◆ Aim of the exercise ◆
Using the data beneath this instruction, retype only the lines from the one that contains "Recreate this image" down to the one that contains "(-28, 398, -48.4, -14.4), (-39, 361, -48.4, -14.4)]", both included, exactly as they appear.

## begin Recorded information

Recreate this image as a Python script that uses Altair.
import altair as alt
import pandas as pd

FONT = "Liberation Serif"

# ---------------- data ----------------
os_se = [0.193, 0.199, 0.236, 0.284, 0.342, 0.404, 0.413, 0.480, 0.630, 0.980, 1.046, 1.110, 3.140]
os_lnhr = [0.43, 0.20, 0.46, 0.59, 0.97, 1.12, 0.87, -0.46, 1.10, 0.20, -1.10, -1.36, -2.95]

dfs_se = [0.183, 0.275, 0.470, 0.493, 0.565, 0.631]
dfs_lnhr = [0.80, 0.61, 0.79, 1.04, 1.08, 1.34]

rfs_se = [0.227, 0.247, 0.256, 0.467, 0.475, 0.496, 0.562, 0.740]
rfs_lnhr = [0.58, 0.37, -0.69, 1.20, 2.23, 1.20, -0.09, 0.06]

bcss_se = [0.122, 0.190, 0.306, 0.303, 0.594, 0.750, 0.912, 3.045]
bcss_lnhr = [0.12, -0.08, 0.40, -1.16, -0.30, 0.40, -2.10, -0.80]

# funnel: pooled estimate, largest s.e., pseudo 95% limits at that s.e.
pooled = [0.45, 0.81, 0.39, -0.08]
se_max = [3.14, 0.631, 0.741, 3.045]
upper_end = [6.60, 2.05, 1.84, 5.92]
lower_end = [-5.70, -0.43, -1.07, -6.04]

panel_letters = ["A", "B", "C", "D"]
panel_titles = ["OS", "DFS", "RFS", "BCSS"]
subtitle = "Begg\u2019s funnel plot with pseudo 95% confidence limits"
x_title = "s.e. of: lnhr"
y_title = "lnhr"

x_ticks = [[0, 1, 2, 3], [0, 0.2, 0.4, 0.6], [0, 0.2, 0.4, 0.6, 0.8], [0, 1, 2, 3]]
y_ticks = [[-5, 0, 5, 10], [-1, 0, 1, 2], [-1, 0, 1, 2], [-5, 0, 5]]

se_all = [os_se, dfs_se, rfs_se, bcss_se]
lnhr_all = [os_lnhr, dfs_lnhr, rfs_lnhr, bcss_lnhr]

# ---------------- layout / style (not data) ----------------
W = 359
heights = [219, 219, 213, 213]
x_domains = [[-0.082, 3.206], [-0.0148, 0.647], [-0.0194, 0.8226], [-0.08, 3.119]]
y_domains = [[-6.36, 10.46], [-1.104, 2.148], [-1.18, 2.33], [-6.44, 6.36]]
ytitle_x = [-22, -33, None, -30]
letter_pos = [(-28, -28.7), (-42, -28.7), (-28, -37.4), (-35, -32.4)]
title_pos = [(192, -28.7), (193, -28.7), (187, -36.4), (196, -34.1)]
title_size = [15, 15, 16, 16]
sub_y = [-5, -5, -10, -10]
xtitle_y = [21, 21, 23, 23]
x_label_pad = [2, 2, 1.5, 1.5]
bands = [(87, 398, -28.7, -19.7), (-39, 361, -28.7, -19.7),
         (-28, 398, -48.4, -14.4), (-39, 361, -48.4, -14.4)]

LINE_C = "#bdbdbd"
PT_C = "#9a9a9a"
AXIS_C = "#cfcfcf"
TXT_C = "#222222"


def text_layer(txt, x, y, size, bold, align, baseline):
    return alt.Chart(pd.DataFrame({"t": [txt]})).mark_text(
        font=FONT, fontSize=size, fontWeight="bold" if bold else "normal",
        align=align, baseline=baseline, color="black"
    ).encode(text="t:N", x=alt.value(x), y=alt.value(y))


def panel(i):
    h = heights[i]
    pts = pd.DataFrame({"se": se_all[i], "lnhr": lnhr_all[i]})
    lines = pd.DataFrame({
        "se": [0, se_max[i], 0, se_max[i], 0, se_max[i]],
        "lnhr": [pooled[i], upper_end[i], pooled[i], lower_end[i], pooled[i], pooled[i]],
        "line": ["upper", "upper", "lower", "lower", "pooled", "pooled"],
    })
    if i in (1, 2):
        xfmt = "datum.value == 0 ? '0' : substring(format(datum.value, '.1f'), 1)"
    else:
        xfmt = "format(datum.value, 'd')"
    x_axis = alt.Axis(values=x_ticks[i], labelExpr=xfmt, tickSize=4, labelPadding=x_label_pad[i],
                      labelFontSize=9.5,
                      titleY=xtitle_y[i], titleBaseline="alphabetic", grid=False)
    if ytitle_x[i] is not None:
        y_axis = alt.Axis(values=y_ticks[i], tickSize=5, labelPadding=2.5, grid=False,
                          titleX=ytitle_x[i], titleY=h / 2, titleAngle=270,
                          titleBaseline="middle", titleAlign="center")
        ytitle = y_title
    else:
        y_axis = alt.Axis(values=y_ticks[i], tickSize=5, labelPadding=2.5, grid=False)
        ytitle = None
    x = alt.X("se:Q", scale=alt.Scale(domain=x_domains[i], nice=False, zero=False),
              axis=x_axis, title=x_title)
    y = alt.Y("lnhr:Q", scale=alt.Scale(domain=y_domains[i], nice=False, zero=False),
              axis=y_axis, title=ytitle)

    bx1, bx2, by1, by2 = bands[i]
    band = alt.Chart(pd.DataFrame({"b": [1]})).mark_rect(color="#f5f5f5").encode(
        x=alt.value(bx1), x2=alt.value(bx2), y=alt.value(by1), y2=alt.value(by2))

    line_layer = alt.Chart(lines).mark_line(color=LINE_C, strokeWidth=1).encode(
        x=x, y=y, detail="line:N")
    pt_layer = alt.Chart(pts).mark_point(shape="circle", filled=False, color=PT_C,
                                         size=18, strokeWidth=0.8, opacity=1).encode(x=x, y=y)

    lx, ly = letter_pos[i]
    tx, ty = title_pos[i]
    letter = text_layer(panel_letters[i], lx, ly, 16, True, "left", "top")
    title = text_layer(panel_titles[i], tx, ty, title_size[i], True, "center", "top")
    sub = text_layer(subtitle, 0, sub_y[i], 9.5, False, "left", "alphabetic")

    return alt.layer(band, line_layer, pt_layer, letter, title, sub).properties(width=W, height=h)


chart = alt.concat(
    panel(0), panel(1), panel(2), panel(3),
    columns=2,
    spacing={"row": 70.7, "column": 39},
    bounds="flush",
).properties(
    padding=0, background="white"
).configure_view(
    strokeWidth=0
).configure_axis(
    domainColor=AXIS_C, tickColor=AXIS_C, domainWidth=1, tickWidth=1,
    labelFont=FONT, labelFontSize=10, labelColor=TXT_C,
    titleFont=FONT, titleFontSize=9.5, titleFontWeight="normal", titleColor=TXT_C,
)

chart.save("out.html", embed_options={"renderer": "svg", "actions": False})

## end Recorded information
## begin Recorded information

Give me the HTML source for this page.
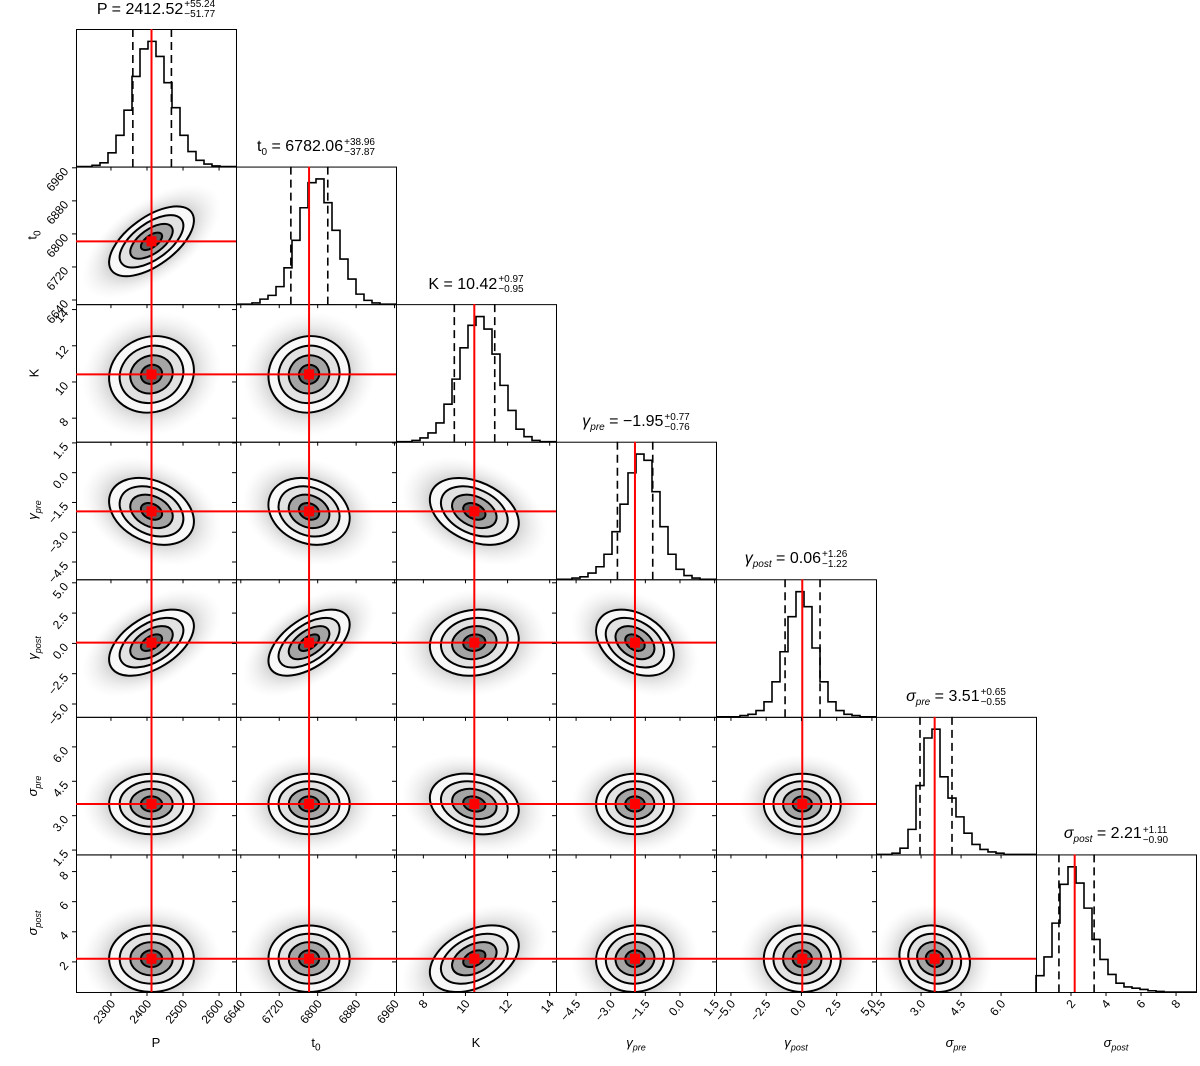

## end Recorded information

◆ Completed exercise ◆
Recreate this image as a Python script that uses Altair.
import altair as alt
import pandas as pd

FONT = "Liberation Serif"

# ---------------- data ----------------
os_se = [0.193, 0.199, 0.236, 0.284, 0.342, 0.404, 0.413, 0.480, 0.630, 0.980, 1.046, 1.110, 3.140]
os_lnhr = [0.43, 0.20, 0.46, 0.59, 0.97, 1.12, 0.87, -0.46, 1.10, 0.20, -1.10, -1.36, -2.95]

dfs_se = [0.183, 0.275, 0.470, 0.493, 0.565, 0.631]
dfs_lnhr = [0.80, 0.61, 0.79, 1.04, 1.08, 1.34]

rfs_se = [0.227, 0.247, 0.256, 0.467, 0.475, 0.496, 0.562, 0.740]
rfs_lnhr = [0.58, 0.37, -0.69, 1.20, 2.23, 1.20, -0.09, 0.06]

bcss_se = [0.122, 0.190, 0.306, 0.303, 0.594, 0.750, 0.912, 3.045]
bcss_lnhr = [0.12, -0.08, 0.40, -1.16, -0.30, 0.40, -2.10, -0.80]

# funnel: pooled estimate, largest s.e., pseudo 95% limits at that s.e.
pooled = [0.45, 0.81, 0.39, -0.08]
se_max = [3.14, 0.631, 0.741, 3.045]
upper_end = [6.60, 2.05, 1.84, 5.92]
lower_end = [-5.70, -0.43, -1.07, -6.04]

panel_letters = ["A", "B", "C", "D"]
panel_titles = ["OS", "DFS", "RFS", "BCSS"]
subtitle = "Begg\u2019s funnel plot with pseudo 95% confidence limits"
x_title = "s.e. of: lnhr"
y_title = "lnhr"

x_ticks = [[0, 1, 2, 3], [0, 0.2, 0.4, 0.6], [0, 0.2, 0.4, 0.6, 0.8], [0, 1, 2, 3]]
y_ticks = [[-5, 0, 5, 10], [-1, 0, 1, 2], [-1, 0, 1, 2], [-5, 0, 5]]

se_all = [os_se, dfs_se, rfs_se, bcss_se]
lnhr_all = [os_lnhr, dfs_lnhr, rfs_lnhr, bcss_lnhr]

# ---------------- layout / style (not data) ----------------
W = 359
heights = [219, 219, 213, 213]
x_domains = [[-0.082, 3.206], [-0.0148, 0.647], [-0.0194, 0.8226], [-0.08, 3.119]]
y_domains = [[-6.36, 10.46], [-1.104, 2.148], [-1.18, 2.33], [-6.44, 6.36]]
ytitle_x = [-22, -33, None, -30]
letter_pos = [(-28, -28.7), (-42, -28.7), (-28, -37.4), (-35, -32.4)]
title_pos = [(192, -28.7), (193, -28.7), (187, -36.4), (196, -34.1)]
title_size = [15, 15, 16, 16]
sub_y = [-5, -5, -10, -10]
xtitle_y = [21, 21, 23, 23]
x_label_pad = [2, 2, 1.5, 1.5]
bands = [(87, 398, -28.7, -19.7), (-39, 361, -28.7, -19.7),
         (-28, 398, -48.4, -14.4), (-39, 361, -48.4, -14.4)]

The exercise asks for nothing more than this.